• SOURCE DATA
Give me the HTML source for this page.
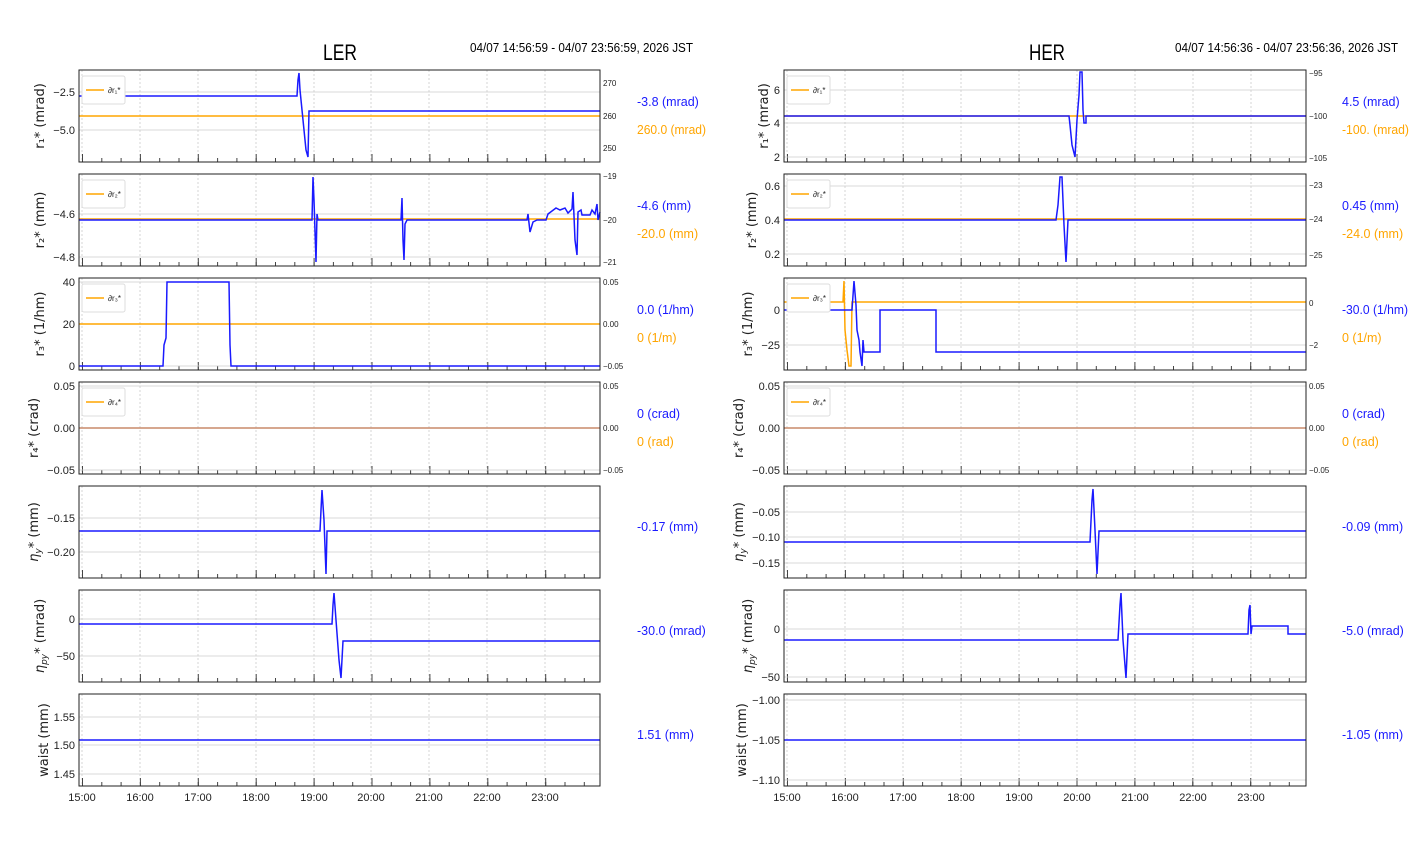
<!DOCTYPE html>
<html><head><meta charset="utf-8"><style>
body{margin:0;background:#fff}
svg{display:block;font-family:"Liberation Sans Narrow","Liberation Sans",sans-serif}
.t{font-size:11px;fill:#222}
.rt{font-size:8px;fill:#222}
.yl{font-size:13px;fill:#222;font-family:"DejaVu Sans",sans-serif}
.b{font-size:12.5px;fill:#1a1aff}
.o{font-size:12.5px;fill:#ffa500}
.fr{fill:none;stroke:#222;stroke-width:1}
.gv{stroke:#ccc;stroke-width:0.8;stroke-dasharray:2 2}
.gh{stroke:#ccc;stroke-width:0.8}
.bl{fill:none;stroke:#1a1aff;stroke-width:1.5}
.ol{fill:none;stroke:#ffa500;stroke-width:1.5}
.leg{fill:#fff;stroke:#ddd;stroke-width:1}
</style></head><body>
<svg width="1412" height="864" viewBox="0 0 1412 864">
<defs>
<g id="gvL"><path class="gv" d="M82 0V92M140 0V92M198 0V92M256 0V92M314 0V92M371 0V92M429 0V92M487 0V92M545 0V92"/>
<line x1="82" y1="90" x2="600" y2="90" stroke="#444" stroke-width="4" stroke-dasharray="1 18.3"/>
<line x1="82" y1="88" x2="600" y2="88" stroke="#444" stroke-width="8" stroke-dasharray="1 56.9"/></g>
<g id="gvR"><path class="gv" d="M787 0V92M845 0V92M903 0V92M961 0V92M1019 0V92M1077 0V92M1135 0V92M1193 0V92M1251 0V92"/>
<line x1="787" y1="90" x2="1306" y2="90" stroke="#444" stroke-width="4" stroke-dasharray="1 18.3"/>
<line x1="787" y1="88" x2="1306" y2="88" stroke="#444" stroke-width="8" stroke-dasharray="1 56.9"/></g>
</defs>
<text x="340" y="60" font-size="22" text-anchor="middle" fill="#000" textLength="34" lengthAdjust="spacingAndGlyphs">LER</text>
<text x="470" y="52" font-size="13" fill="#000" textLength="223" lengthAdjust="spacingAndGlyphs">04/07 14:56:59 - 04/07 23:56:59, 2026 JST</text>
<text x="1047" y="60" font-size="22" text-anchor="middle" fill="#000" textLength="36" lengthAdjust="spacingAndGlyphs">HER</text>
<text x="1175" y="52" font-size="13" fill="#000" textLength="223" lengthAdjust="spacingAndGlyphs">04/07 14:56:36 - 04/07 23:56:36, 2026 JST</text>

<use href="#gvL" y="70"/><use href="#gvL" y="174"/><use href="#gvL" y="278"/><use href="#gvL" y="382"/><use href="#gvL" y="486"/><use href="#gvL" y="590"/><use href="#gvL" y="694"/>
<use href="#gvR" y="70"/><use href="#gvR" y="174"/><use href="#gvR" y="278"/><use href="#gvR" y="382"/><use href="#gvR" y="486"/><use href="#gvR" y="590"/><use href="#gvR" y="694"/>

<path class="gh" d="M79 92H600M79 130H600M79 214H600M79 257H600M79 282H600M79 324H600M79 366H600M79 386H600M79 428H600M79 470H600M79 518H600M79 552H600M79 619H600M79 656H600M79 717H600M79 745H600M79 774H600"/>
<path class="gh" d="M784 90H1306M784 123H1306M784 157H1306M784 186H1306M784 220H1306M784 254H1306M784 310H1306M784 345H1306M784 386H1306M784 428H1306M784 470H1306M784 512H1306M784 537H1306M784 563H1306M784 629H1306M784 677H1306M784 700H1306M784 740H1306M784 780H1306"/>

<path class="ol" d="M79 116H600"/>
<path class="bl" d="M79 96H297L298 80L299 73L300 90L303 120L306 150L308 157L309 111H600"/>
<path class="ol" d="M79 219H600"/>
<path class="bl" d="M79 220H312L313 177L314 200L316 262L317 214L318 220H401L402 198L403 240L404 260L405 224L407 220H527L528 214L530 232L533 222L537 220H546L548 214L552 211L556 208L560 210L565 208L568 213L572 209L573 192L575 240L577 255L578 212L581 210L582 215H590L592 210L595 214L597 204L598 220L600 212"/>
<path class="ol" d="M79 324H600"/>
<path class="bl" d="M79 366H163L164 345L166 338L167 282H229L230 345L231 366H600"/>
<path d="M79 428H600" stroke="#c98a6a" stroke-width="1.5"/>
<path class="bl" d="M79 531H320L321 510L322 490L324 520L326 574L327 531H600"/>
<path class="bl" d="M79 624H332L333 605L334 593L336 620L339 660L341 678L343 641H600"/>
<path class="bl" d="M79 740H600"/>

<path class="ol" d="M784 116H1306"/>
<path class="bl" d="M784 116H1069L1070 125L1072 145L1075 157L1077 120L1079 95L1080 72H1082L1083 110L1084 123H1086L1086 116H1306"/>
<path class="ol" d="M784 219H1306"/>
<path class="bl" d="M784 220H1056L1058 205L1060 177H1062L1064 225L1066 262L1068 220H1306"/>
<path class="ol" d="M784 302H843L844 281L845 330L847 350L849 366H851L852 302H1306"/>
<path class="bl" d="M784 310H852L854 281L856 305L857 330L859 340L860 352L862 366L863 340L864 352H880V310H936V352H1306"/>
<path d="M784 428H1306" stroke="#c98a6a" stroke-width="1.5"/>
<path class="bl" d="M784 542H1090L1092 500L1093 489L1095 530L1097 574L1099 531H1306"/>
<path class="bl" d="M784 640H1118L1120 605L1121 593L1123 640L1126 678L1128 634H1248L1249 610L1250 605L1251 634L1252 626H1288V634H1306"/>
<path class="bl" d="M784 740H1306"/>

<g class="fr">
<rect x="79" y="70" width="521" height="92"/><rect x="79" y="174" width="521" height="92"/><rect x="79" y="278" width="521" height="92"/><rect x="79" y="382" width="521" height="92"/><rect x="79" y="486" width="521" height="92"/><rect x="79" y="590" width="521" height="92"/><rect x="79" y="694" width="521" height="92"/>
<rect x="784" y="70" width="522" height="92"/><rect x="784" y="174" width="522" height="92"/><rect x="784" y="278" width="522" height="92"/><rect x="784" y="382" width="522" height="92"/><rect x="784" y="486" width="522" height="92"/><rect x="784" y="590" width="522" height="92"/><rect x="784" y="694" width="522" height="92"/>
</g>

<g>
<rect class="leg" x="82" y="76" width="43" height="28" rx="2"/><path class="ol" d="M86 90H104"/><text x="108" y="93" class="rt" font-size="9">∂r₁*</text>
<rect class="leg" x="82" y="180" width="43" height="28" rx="2"/><path class="ol" d="M86 194H104"/><text x="108" y="197" class="rt" font-size="9">∂r₂*</text>
<rect class="leg" x="82" y="284" width="43" height="28" rx="2"/><path class="ol" d="M86 298H104"/><text x="108" y="301" class="rt" font-size="9">∂r₃*</text>
<rect class="leg" x="82" y="388" width="43" height="28" rx="2"/><path class="ol" d="M86 402H104"/><text x="108" y="405" class="rt" font-size="9">∂r₄*</text>
<rect class="leg" x="787" y="76" width="43" height="28" rx="2"/><path class="ol" d="M791 90H809"/><text x="813" y="93" class="rt" font-size="9">∂r₁*</text>
<rect class="leg" x="787" y="180" width="43" height="28" rx="2"/><path class="ol" d="M791 194H809"/><text x="813" y="197" class="rt" font-size="9">∂r₂*</text>
<rect class="leg" x="787" y="284" width="43" height="28" rx="2"/><path class="ol" d="M791 298H809"/><text x="813" y="301" class="rt" font-size="9">∂r₃*</text>
<rect class="leg" x="787" y="388" width="43" height="28" rx="2"/><path class="ol" d="M791 402H809"/><text x="813" y="405" class="rt" font-size="9">∂r₄*</text>
</g>

<g class="t" text-anchor="end">
<text x="75" y="96">−2.5</text><text x="75" y="134">−5.0</text>
<text x="75" y="218">−4.6</text><text x="75" y="261">−4.8</text>
<text x="75" y="286">40</text><text x="75" y="328">20</text><text x="75" y="370">0</text>
<text x="75" y="390">0.05</text><text x="75" y="432">0.00</text><text x="75" y="474">−0.05</text>
<text x="75" y="522">−0.15</text><text x="75" y="556">−0.20</text>
<text x="75" y="623">0</text><text x="75" y="660">−50</text>
<text x="75" y="721">1.55</text><text x="75" y="749">1.50</text><text x="75" y="778">1.45</text>
</g>
<g class="t" text-anchor="end">
<text x="780" y="94">6</text><text x="780" y="127">4</text><text x="780" y="161">2</text>
<text x="780" y="190">0.6</text><text x="780" y="224">0.4</text><text x="780" y="258">0.2</text>
<text x="780" y="314">0</text><text x="780" y="349">−25</text>
<text x="780" y="390">0.05</text><text x="780" y="432">0.00</text><text x="780" y="474">−0.05</text>
<text x="780" y="516">−0.05</text><text x="780" y="541">−0.10</text><text x="780" y="567">−0.15</text>
<text x="780" y="633">0</text><text x="780" y="681">−50</text>
<text x="780" y="704">−1.00</text><text x="780" y="744">−1.05</text><text x="780" y="784">−1.10</text>
</g>
<g class="rt">
<text x="603" y="86">270</text><text x="603" y="119">260</text><text x="603" y="151">250</text>
<text x="603" y="179">−19</text><text x="603" y="223">−20</text><text x="603" y="265">−21</text>
<text x="603" y="285">0.05</text><text x="603" y="327">0.00</text><text x="603" y="369">−0.05</text>
<text x="603" y="389">0.05</text><text x="603" y="431">0.00</text><text x="603" y="473">−0.05</text>
<text x="1309" y="76">−95</text><text x="1309" y="119">−100</text><text x="1309" y="161">−105</text>
<text x="1309" y="188">−23</text><text x="1309" y="222">−24</text><text x="1309" y="258">−25</text>
<text x="1309" y="306">0</text><text x="1309" y="348">−2</text>
<text x="1309" y="389">0.05</text><text x="1309" y="431">0.00</text><text x="1309" y="473">−0.05</text>
</g>

<g class="yl" text-anchor="middle">
<text transform="translate(44,116) rotate(-90)">r₁* (mrad)</text>
<text transform="translate(44,220) rotate(-90)">r₂* (mm)</text>
<text transform="translate(44,324) rotate(-90)">r₃* (1/hm)</text>
<text transform="translate(38,428) rotate(-90)">r₄* (crad)</text>
<text transform="translate(38,532) rotate(-90)"><tspan font-style="italic">η<tspan font-size="9" dy="3">y</tspan></tspan><tspan dy="-3">* (mm)</tspan></text>
<text transform="translate(44,636) rotate(-90)"><tspan font-style="italic">η<tspan font-size="9" dy="3">py</tspan></tspan><tspan dy="-3">* (mrad)</tspan></text>
<text transform="translate(48,740) rotate(-90)">waist (mm)</text>
<text transform="translate(768,116) rotate(-90)">r₁* (mrad)</text>
<text transform="translate(756,220) rotate(-90)">r₂* (mm)</text>
<text transform="translate(752,324) rotate(-90)">r₃* (1/hm)</text>
<text transform="translate(743,428) rotate(-90)">r₄* (crad)</text>
<text transform="translate(743,532) rotate(-90)"><tspan font-style="italic">η<tspan font-size="9" dy="3">y</tspan></tspan><tspan dy="-3">* (mm)</tspan></text>
<text transform="translate(752,636) rotate(-90)"><tspan font-style="italic">η<tspan font-size="9" dy="3">py</tspan></tspan><tspan dy="-3">* (mrad)</tspan></text>
<text transform="translate(746,740) rotate(-90)">waist (mm)</text>
</g>

<g class="t" text-anchor="middle">
<text x="82" y="801">15:00</text><text x="140" y="801">16:00</text><text x="198" y="801">17:00</text><text x="256" y="801">18:00</text><text x="314" y="801">19:00</text><text x="371" y="801">20:00</text><text x="429" y="801">21:00</text><text x="487" y="801">22:00</text><text x="545" y="801">23:00</text>
<text x="787" y="801">15:00</text><text x="845" y="801">16:00</text><text x="903" y="801">17:00</text><text x="961" y="801">18:00</text><text x="1019" y="801">19:00</text><text x="1077" y="801">20:00</text><text x="1135" y="801">21:00</text><text x="1193" y="801">22:00</text><text x="1251" y="801">23:00</text>
</g>

<text x="637" y="106" class="b">-3.8 (mrad)</text><text x="637" y="134" class="o" textLength="69" lengthAdjust="spacingAndGlyphs">260.0 (mrad)</text>
<text x="637" y="210" class="b">-4.6 (mm)</text><text x="637" y="238" class="o">-20.0 (mm)</text>
<text x="637" y="314" class="b">0.0 (1/hm)</text><text x="637" y="342" class="o">0 (1/m)</text>
<text x="637" y="418" class="b">0 (crad)</text><text x="637" y="446" class="o">0 (rad)</text>
<text x="637" y="531" class="b">-0.17 (mm)</text>
<text x="637" y="635" class="b">-30.0 (mrad)</text>
<text x="637" y="739" class="b">1.51 (mm)</text>
<text x="1342" y="106" class="b">4.5 (mrad)</text><text x="1342" y="134" class="o" textLength="67" lengthAdjust="spacingAndGlyphs">-100. (mrad)</text>
<text x="1342" y="210" class="b">0.45 (mm)</text><text x="1342" y="238" class="o">-24.0 (mm)</text>
<text x="1342" y="314" class="b" textLength="66" lengthAdjust="spacingAndGlyphs">-30.0 (1/hm)</text><text x="1342" y="342" class="o">0 (1/m)</text>
<text x="1342" y="418" class="b">0 (crad)</text><text x="1342" y="446" class="o">0 (rad)</text>
<text x="1342" y="531" class="b">-0.09 (mm)</text>
<text x="1342" y="635" class="b">-5.0 (mrad)</text>
<text x="1342" y="739" class="b">-1.05 (mm)</text>
</svg>
</body></html>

• TASK PROMPT
Would you reproduce the lines above, from the very first through the line containing "23:56:36, 2026 JST</text>", exactly and without the pictures?

• ANSWER TO THIS PROBLEM
Give me the HTML source for this page.
<!DOCTYPE html>
<html><head><meta charset="utf-8"><style>
body{margin:0;background:#fff}
svg{display:block;font-family:"Liberation Sans Narrow","Liberation Sans",sans-serif}
.t{font-size:11px;fill:#222}
.rt{font-size:8px;fill:#222}
.yl{font-size:13px;fill:#222;font-family:"DejaVu Sans",sans-serif}
.b{font-size:12.5px;fill:#1a1aff}
.o{font-size:12.5px;fill:#ffa500}
.fr{fill:none;stroke:#222;stroke-width:1}
.gv{stroke:#ccc;stroke-width:0.8;stroke-dasharray:2 2}
.gh{stroke:#ccc;stroke-width:0.8}
.bl{fill:none;stroke:#1a1aff;stroke-width:1.5}
.ol{fill:none;stroke:#ffa500;stroke-width:1.5}
.leg{fill:#fff;stroke:#ddd;stroke-width:1}
</style></head><body>
<svg width="1412" height="864" viewBox="0 0 1412 864">
<defs>
<g id="gvL"><path class="gv" d="M82 0V92M140 0V92M198 0V92M256 0V92M314 0V92M371 0V92M429 0V92M487 0V92M545 0V92"/>
<line x1="82" y1="90" x2="600" y2="90" stroke="#444" stroke-width="4" stroke-dasharray="1 18.3"/>
<line x1="82" y1="88" x2="600" y2="88" stroke="#444" stroke-width="8" stroke-dasharray="1 56.9"/></g>
<g id="gvR"><path class="gv" d="M787 0V92M845 0V92M903 0V92M961 0V92M1019 0V92M1077 0V92M1135 0V92M1193 0V92M1251 0V92"/>
<line x1="787" y1="90" x2="1306" y2="90" stroke="#444" stroke-width="4" stroke-dasharray="1 18.3"/>
<line x1="787" y1="88" x2="1306" y2="88" stroke="#444" stroke-width="8" stroke-dasharray="1 56.9"/></g>
</defs>
<text x="340" y="60" font-size="22" text-anchor="middle" fill="#000" textLength="34" lengthAdjust="spacingAndGlyphs">LER</text>
<text x="470" y="52" font-size="13" fill="#000" textLength="223" lengthAdjust="spacingAndGlyphs">04/07 14:56:59 - 04/07 23:56:59, 2026 JST</text>
<text x="1047" y="60" font-size="22" text-anchor="middle" fill="#000" textLength="36" lengthAdjust="spacingAndGlyphs">HER</text>
<text x="1175" y="52" font-size="13" fill="#000" textLength="223" lengthAdjust="spacingAndGlyphs">04/07 14:56:36 - 04/07 23:56:36, 2026 JST</text>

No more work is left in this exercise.